**Short exercise**. The lines from the top of the material below through the line containing "from matplotlib.lines import Line2D" are to be printed exactly, with pictures omitted.

**Provided material**.
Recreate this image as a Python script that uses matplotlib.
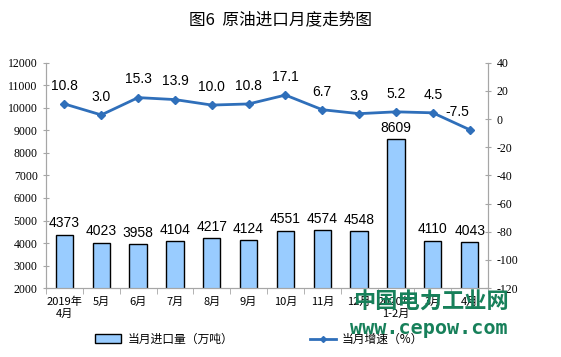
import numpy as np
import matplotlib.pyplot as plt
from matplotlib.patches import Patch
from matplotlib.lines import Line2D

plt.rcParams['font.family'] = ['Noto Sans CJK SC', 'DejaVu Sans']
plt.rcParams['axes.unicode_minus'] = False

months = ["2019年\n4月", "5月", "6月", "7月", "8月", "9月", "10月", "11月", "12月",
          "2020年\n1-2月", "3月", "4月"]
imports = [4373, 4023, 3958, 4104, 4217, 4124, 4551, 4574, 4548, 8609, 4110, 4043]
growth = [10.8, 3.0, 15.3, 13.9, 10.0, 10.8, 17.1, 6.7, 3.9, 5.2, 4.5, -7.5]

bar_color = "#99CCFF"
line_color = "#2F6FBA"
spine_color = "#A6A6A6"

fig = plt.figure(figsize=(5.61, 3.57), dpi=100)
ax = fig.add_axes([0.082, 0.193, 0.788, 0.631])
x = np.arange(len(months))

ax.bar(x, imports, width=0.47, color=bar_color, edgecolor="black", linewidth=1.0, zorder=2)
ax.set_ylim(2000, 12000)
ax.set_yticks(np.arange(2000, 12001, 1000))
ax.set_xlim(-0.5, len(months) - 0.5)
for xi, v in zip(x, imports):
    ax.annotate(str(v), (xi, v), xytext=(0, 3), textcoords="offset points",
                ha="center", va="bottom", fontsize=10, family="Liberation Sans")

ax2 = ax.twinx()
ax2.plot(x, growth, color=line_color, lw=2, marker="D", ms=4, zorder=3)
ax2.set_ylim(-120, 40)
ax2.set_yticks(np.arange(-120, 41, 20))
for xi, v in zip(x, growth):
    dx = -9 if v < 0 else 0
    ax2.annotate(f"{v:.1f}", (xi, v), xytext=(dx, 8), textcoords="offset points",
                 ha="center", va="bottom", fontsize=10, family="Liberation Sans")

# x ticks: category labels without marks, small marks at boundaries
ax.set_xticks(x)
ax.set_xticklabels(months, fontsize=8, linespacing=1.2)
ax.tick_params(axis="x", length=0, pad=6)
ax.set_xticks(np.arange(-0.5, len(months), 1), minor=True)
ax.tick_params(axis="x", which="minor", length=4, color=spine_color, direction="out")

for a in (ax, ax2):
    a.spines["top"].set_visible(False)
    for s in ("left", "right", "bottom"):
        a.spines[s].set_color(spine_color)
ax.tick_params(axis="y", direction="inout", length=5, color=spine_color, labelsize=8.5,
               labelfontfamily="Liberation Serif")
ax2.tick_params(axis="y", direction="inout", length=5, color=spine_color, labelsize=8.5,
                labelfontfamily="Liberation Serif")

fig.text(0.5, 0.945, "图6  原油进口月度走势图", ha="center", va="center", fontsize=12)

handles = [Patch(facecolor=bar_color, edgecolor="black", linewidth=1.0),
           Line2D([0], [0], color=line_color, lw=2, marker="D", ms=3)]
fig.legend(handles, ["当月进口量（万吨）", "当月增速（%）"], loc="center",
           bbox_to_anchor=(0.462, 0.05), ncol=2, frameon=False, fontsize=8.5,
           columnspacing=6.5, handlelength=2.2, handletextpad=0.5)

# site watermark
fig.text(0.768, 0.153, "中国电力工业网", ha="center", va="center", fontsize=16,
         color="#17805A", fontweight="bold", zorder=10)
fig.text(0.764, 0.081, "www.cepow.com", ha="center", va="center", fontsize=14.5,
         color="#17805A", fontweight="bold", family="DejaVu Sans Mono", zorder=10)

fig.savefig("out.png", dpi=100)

**Solution for this task**.
Recreate this image as a Python script that uses matplotlib.
import numpy as np
import matplotlib.pyplot as plt
from matplotlib.patches import Patch
from matplotlib.lines import Line2D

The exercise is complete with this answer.